[Start SUPPLIED DATA]

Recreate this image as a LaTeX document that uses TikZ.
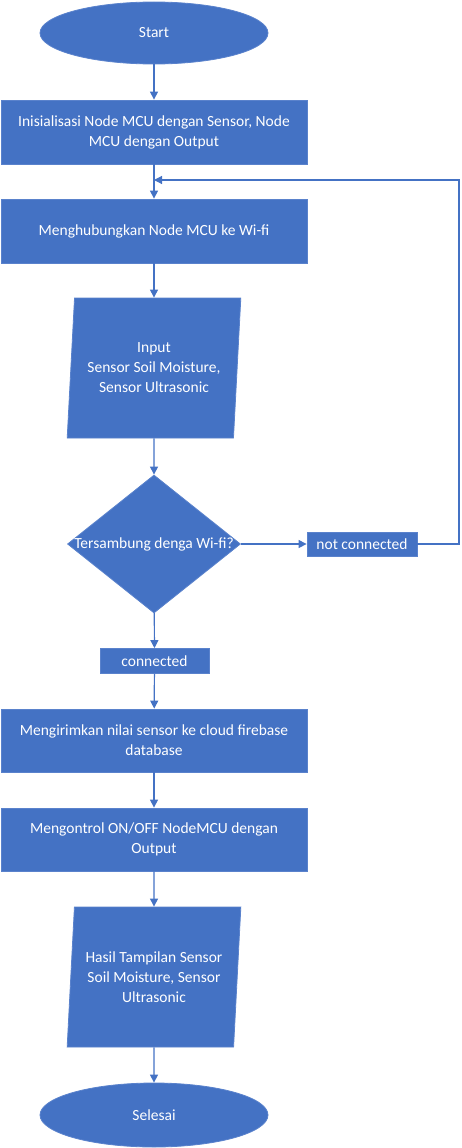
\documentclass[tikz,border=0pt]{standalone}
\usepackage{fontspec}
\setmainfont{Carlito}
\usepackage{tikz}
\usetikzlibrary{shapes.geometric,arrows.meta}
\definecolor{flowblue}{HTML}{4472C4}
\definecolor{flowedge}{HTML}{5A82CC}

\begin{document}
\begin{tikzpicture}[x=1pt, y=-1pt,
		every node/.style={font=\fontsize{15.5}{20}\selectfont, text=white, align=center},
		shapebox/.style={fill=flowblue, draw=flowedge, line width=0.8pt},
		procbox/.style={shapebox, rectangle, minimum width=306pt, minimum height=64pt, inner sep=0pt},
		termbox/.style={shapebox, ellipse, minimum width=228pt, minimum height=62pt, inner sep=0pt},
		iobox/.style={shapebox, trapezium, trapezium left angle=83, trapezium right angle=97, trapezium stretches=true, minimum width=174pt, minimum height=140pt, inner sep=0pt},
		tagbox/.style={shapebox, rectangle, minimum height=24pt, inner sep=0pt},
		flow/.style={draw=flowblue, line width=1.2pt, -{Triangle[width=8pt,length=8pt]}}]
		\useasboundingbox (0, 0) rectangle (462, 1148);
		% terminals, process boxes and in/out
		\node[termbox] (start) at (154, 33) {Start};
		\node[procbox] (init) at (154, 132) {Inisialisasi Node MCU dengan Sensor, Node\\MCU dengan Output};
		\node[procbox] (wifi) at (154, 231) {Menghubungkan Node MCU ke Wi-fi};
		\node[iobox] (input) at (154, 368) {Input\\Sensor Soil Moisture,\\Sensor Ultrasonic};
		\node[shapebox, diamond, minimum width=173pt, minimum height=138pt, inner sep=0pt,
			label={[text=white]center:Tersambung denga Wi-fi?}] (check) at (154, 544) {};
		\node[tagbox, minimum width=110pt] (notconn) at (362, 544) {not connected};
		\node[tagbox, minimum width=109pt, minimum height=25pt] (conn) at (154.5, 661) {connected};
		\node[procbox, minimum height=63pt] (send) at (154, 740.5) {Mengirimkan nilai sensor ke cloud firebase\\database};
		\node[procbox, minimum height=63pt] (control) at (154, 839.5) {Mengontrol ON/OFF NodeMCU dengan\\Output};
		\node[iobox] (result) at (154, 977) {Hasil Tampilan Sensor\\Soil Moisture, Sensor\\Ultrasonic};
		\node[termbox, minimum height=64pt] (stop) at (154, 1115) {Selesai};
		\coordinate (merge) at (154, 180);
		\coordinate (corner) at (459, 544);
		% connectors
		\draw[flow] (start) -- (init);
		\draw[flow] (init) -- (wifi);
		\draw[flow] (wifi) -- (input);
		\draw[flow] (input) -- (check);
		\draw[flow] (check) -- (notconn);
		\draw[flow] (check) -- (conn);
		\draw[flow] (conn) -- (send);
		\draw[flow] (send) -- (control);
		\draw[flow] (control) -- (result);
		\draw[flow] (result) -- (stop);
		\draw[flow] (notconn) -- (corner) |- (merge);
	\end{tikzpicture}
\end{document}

[End SUPPLIED DATA]

:: WRITTEN INSTRUCTION ::
All of the lines above should be printed exactly, minus the pictures.

:: EXERCISE RESULT ::
Recreate this image as a LaTeX document that uses TikZ.
\documentclass[tikz,border=0pt]{standalone}
\usepackage{fontspec}
\setmainfont{Carlito}
\usepackage{tikz}
\usetikzlibrary{shapes.geometric,arrows.meta}
\definecolor{flowblue}{HTML}{4472C4}
\definecolor{flowedge}{HTML}{5A82CC}

\begin{document}
\begin{tikzpicture}[x=1pt, y=-1pt,
		every node/.style={font=\fontsize{15.5}{20}\selectfont, text=white, align=center},
		shapebox/.style={fill=flowblue, draw=flowedge, line width=0.8pt},
		procbox/.style={shapebox, rectangle, minimum width=306pt, minimum height=64pt, inner sep=0pt},
		termbox/.style={shapebox, ellipse, minimum width=228pt, minimum height=62pt, inner sep=0pt},
		iobox/.style={shapebox, trapezium, trapezium left angle=83, trapezium right angle=97, trapezium stretches=true, minimum width=174pt, minimum height=140pt, inner sep=0pt},
		tagbox/.style={shapebox, rectangle, minimum height=24pt, inner sep=0pt},
		flow/.style={draw=flowblue, line width=1.2pt, -{Triangle[width=8pt,length=8pt]}}]
		\useasboundingbox (0, 0) rectangle (462, 1148);
		% terminals, process boxes and in/out
		\node[termbox] (start) at (154, 33) {Start};
		\node[procbox] (init) at (154, 132) {Inisialisasi Node MCU dengan Sensor, Node\\MCU dengan Output};
		\node[procbox] (wifi) at (154, 231) {Menghubungkan Node MCU ke Wi-fi};
		\node[iobox] (input) at (154, 368) {Input\\Sensor Soil Moisture,\\Sensor Ultrasonic};
		\node[shapebox, diamond, minimum width=173pt, minimum height=138pt, inner sep=0pt,
			label={[text=white]center:Tersambung denga Wi-fi?}] (check) at (154, 544) {};
		\node[tagbox, minimum width=110pt] (notconn) at (362, 544) {not connected};
		\node[tagbox, minimum width=109pt, minimum height=25pt] (conn) at (154.5, 661) {connected};
		\node[procbox, minimum height=63pt] (send) at (154, 740.5) {Mengirimkan nilai sensor ke cloud firebase\\database};
		\node[procbox, minimum height=63pt] (control) at (154, 839.5) {Mengontrol ON/OFF NodeMCU dengan\\Output};
		\node[iobox] (result) at (154, 977) {Hasil Tampilan Sensor\\Soil Moisture, Sensor\\Ultrasonic};
		\node[termbox, minimum height=64pt] (stop) at (154, 1115) {Selesai};
		\coordinate (merge) at (154, 180);
		\coordinate (corner) at (459, 544);
		% connectors
		\draw[flow] (start) -- (init);
		\draw[flow] (init) -- (wifi);
		\draw[flow] (wifi) -- (input);
		\draw[flow] (input) -- (check);
		\draw[flow] (check) -- (notconn);
		\draw[flow] (check) -- (conn);
		\draw[flow] (conn) -- (send);
		\draw[flow] (send) -- (control);
		\draw[flow] (control) -- (result);
		\draw[flow] (result) -- (stop);
		\draw[flow] (notconn) -- (corner) |- (merge);
	\end{tikzpicture}
\end{document}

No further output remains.